Si ces ingrédients sont «controversés», nous enseigne U, c'est parce que
- «[p]our le consommateur, certaines substances présentes dans les produits de consommations courantes suscitent des interrogations sur les potentiels risques pour la santé» .
- Parce qu' «[a]utour de tout produit chimique, existe une connotation péjorative».
- Parce que «ces préoccupations sont amplifiées par la télévision, la presse écrite, et certaines discussions scientifiques mais également par manque d’information».
- Parce que les «consommateurs, à tort ou non, ont conclu sur (sic) la toxicité de ces substances».
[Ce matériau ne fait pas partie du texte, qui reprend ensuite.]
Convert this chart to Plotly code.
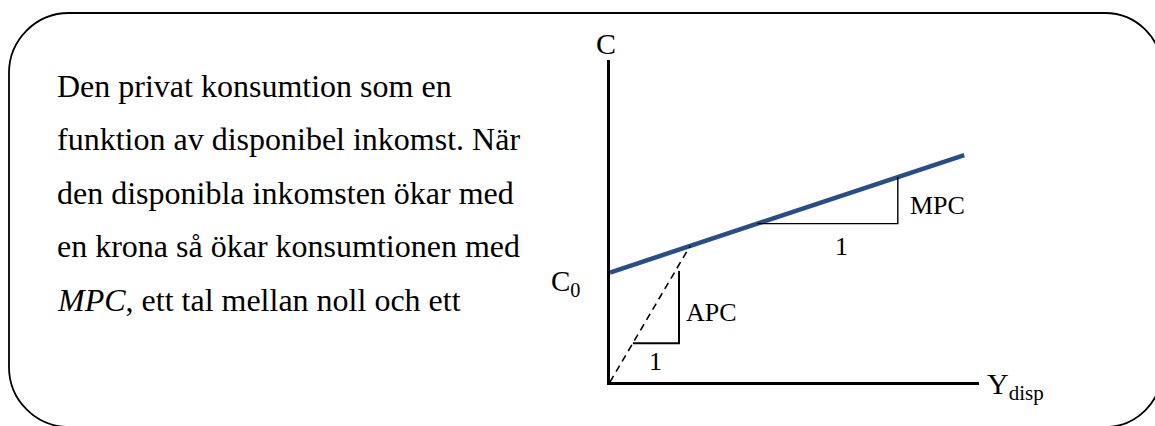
import plotly.graph_objects as go

# Consumption function C = C0 + MPC * Y_disp (schematic units)
C0 = 34.0
MPC = 0.38
Y_END = 96.0            # where the consumption line stops
Y_RAY = 21.7            # point on the line reached by the dashed ray from the origin
MPC_STEP = [40.0, 78.0]  # horizontal leg of the MPC triangle
APC_STEP = [6.2, 18.7]   # horizontal leg of the APC triangle
APC_TOP = 34.5           # top of the APC triangle's vertical leg
AXIS_MAX = 100.0

body_lines = [
    "Den privat konsumtion som en",
    "funktion av disponibel inkomst. När",
    "den disponibla inkomsten ökar med",
    "en krona så ökar konsumtionen med",
    "<i>MPC</i>, ett tal mellan noll och ett",
]

W, H = 1155, 426
FONT = "Liberation Serif, Times New Roman, serif"
BLUE = "#274E87"


def cons(y):
    return C0 + MPC * y


apc = cons(Y_RAY) / Y_RAY

fig = go.Figure()

# consumption line
fig.add_trace(go.Scatter(x=[0, Y_END], y=[cons(0), cons(Y_END)], mode="lines",
                         line=dict(color=BLUE, width=4.5), hoverinfo="skip"))
# dashed ray from the origin (average propensity)
fig.add_trace(go.Scatter(x=[0, Y_RAY], y=[0, cons(Y_RAY)], mode="lines",
                         line=dict(color="black", width=1.6, dash="7px,5px"), hoverinfo="skip"))
# MPC triangle
fig.add_trace(go.Scatter(x=[MPC_STEP[0], MPC_STEP[1], MPC_STEP[1]],
                         y=[cons(MPC_STEP[0]), cons(MPC_STEP[0]), cons(MPC_STEP[1])],
                         mode="lines", line=dict(color="black", width=1.4), hoverinfo="skip"))
# APC triangle
fig.add_trace(go.Scatter(x=[APC_STEP[0], APC_STEP[1], APC_STEP[1]],
                         y=[apc * APC_STEP[0], apc * APC_STEP[0], APC_TOP],
                         mode="lines", line=dict(color="black", width=2), hoverinfo="skip"))

# rounded frame (pixel geometry converted to paper units)
x0, x1, y0, y1 = 9, 1162, 13, 427
rl, rr = 60, 57
k = 0.5523


def P(px, py):
    return f"{px / W:.5f},{1 - py / H:.5f}"


path = (
    f"M {P(x0 + rl, y0)} L {P(x1 - rr, y0)} "
    f"C {P(x1 - rr + k * rr, y0)} {P(x1, y0 + rr - k * rr)} {P(x1, y0 + rr)} "
    f"L {P(x1, y1 - rr)} "
    f"C {P(x1, y1 - rr + k * rr)} {P(x1 - rr + k * rr, y1)} {P(x1 - rr, y1)} "
    f"L {P(x0 + rl, y1)} "
    f"C {P(x0 + rl - k * rl, y1)} {P(x0, y1 - rl + k * rl)} {P(x0, y1 - rl)} "
    f"L {P(x0, y0 + rl)} "
    f"C {P(x0, y0 + rl - k * rl)} {P(x0 + rl - k * rl, y0)} {P(x0 + rl, y0)} Z"
)
fig.add_shape(type="path", path=path, xref="paper", yref="paper",
              line=dict(color="black", width=1.8), fillcolor="rgba(0,0,0,0)")

ann = []
# body text
line_y = [86, 139, 193, 246, 300]
for txt, py in zip(body_lines, line_y):
    ann.append(dict(text=txt, xref="paper", yref="paper", x=55 / W, y=1 - py / H,
                    xanchor="left", yanchor="middle", showarrow=False,
                    font=dict(family=FONT, size=32, color="black")))


def lab(size):
    return dict(showarrow=False, font=dict(family=FONT, size=size, color="black"))


ann += [
    dict(text="C", x=0, y=AXIS_MAX, xanchor="center", yanchor="bottom", xshift=-4, yshift=-2, **lab(30)),
    dict(text="C<sub>0</sub>", x=0, y=C0, xanchor="right", yanchor="middle", xshift=-28, yshift=-10, **lab(29)),
    dict(text="Y<sub>disp</sub>", x=AXIS_MAX, y=0, xanchor="left", yanchor="middle", xshift=6, yshift=-4, **lab(30)),
    dict(text="MPC", x=MPC_STEP[1], y=(cons(MPC_STEP[0]) + cons(MPC_STEP[1])) / 2,
         xanchor="left", yanchor="middle", xshift=10, yshift=-5, **lab(26)),
    dict(text="1", x=sum(MPC_STEP) / 2, y=cons(MPC_STEP[0]), xanchor="center", yanchor="top",
         xshift=14, yshift=-6, **lab(26)),
    dict(text="APC", x=APC_STEP[1], y=(apc * APC_STEP[0] + APC_TOP) / 2,
         xanchor="left", yanchor="middle", xshift=5, yshift=-5, **lab(26)),
    dict(text="1", x=sum(APC_STEP) / 2, y=apc * APC_STEP[0], xanchor="center", yanchor="top",
         yshift=-2, **lab(26)),
]

axis_common = dict(showgrid=False, zeroline=False, showticklabels=False, ticks="",
                   showline=True, linecolor="black", linewidth=2.5, fixedrange=True)
fig.update_layout(
    width=W, height=H, margin=dict(l=0, r=0, t=0, b=0),
    paper_bgcolor="white", plot_bgcolor="white", showlegend=False,
    xaxis=dict(domain=[610 / W, 979 / W], range=[0, AXIS_MAX], **axis_common),
    yaxis=dict(domain=[1 - 382 / H, 1 - 60 / H], range=[0, AXIS_MAX], **axis_common),
    annotations=ann,
)

fig.write_html("out.html")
- Et que «[c]onscient (re-sic) de ces craintes et de l’attente des consommateurs vers des produits de plus en plus simplifiés, nous avons pris le parti de ne pas nous réfugier uniquement derrière la réglementation et avons considéré qu'aller au-delà de celle-ci en supprimant peu à peu ces substances controversées, faisait partie de notre mission vis à vis de nos clients».
C'est tellement beau qu'on en chialerait.
Et une autre raison de pleurer toutes les larmes de ses yeux, c'est quand on regarde la «méthodologie» explicitée un peu plus bas et son accent mis sur le «buzz sociétal» émanant des dites substances, un des trois critères ayant présidé à leur exclusion. (Les deux autres étant des indicateurs «d’alerte sanitaire» et de «benchmark réglementaire», tout aussi peu sourcés que le troisième).
De fait, si le poids relatif des trois indicateurs n'est pas précisé, de très gros indices laissent supputer que le fameux «buzz sociétal» a primé sur les autres, car non seulement les préoccupations des consommateurs (qu'ils aient «tort ou non», je me permets d'insister si par hasard vous n'aviez pas vu) trônent en pôle position, mais si on regarde dans la liste des 90 maudits, on voit combien certaines substances –ah tiens, revoilà le glyphosate– se caractérisent par un dossier scientifique et/ou réglementaire pointant vers une nocivité inversement proportionnel à la panique qu'elles peuvent susciter dans «l'opinion» (qui a toujours raison, qu'elle ait tort ou non, dixit U).
Sans doute que s'il y avait du wifi dans le jambon, les magasins U se seraient précipités pour exclure cette «substance controversée» de leurs étals. Et tout ça pour votre bien, cela va sans dire.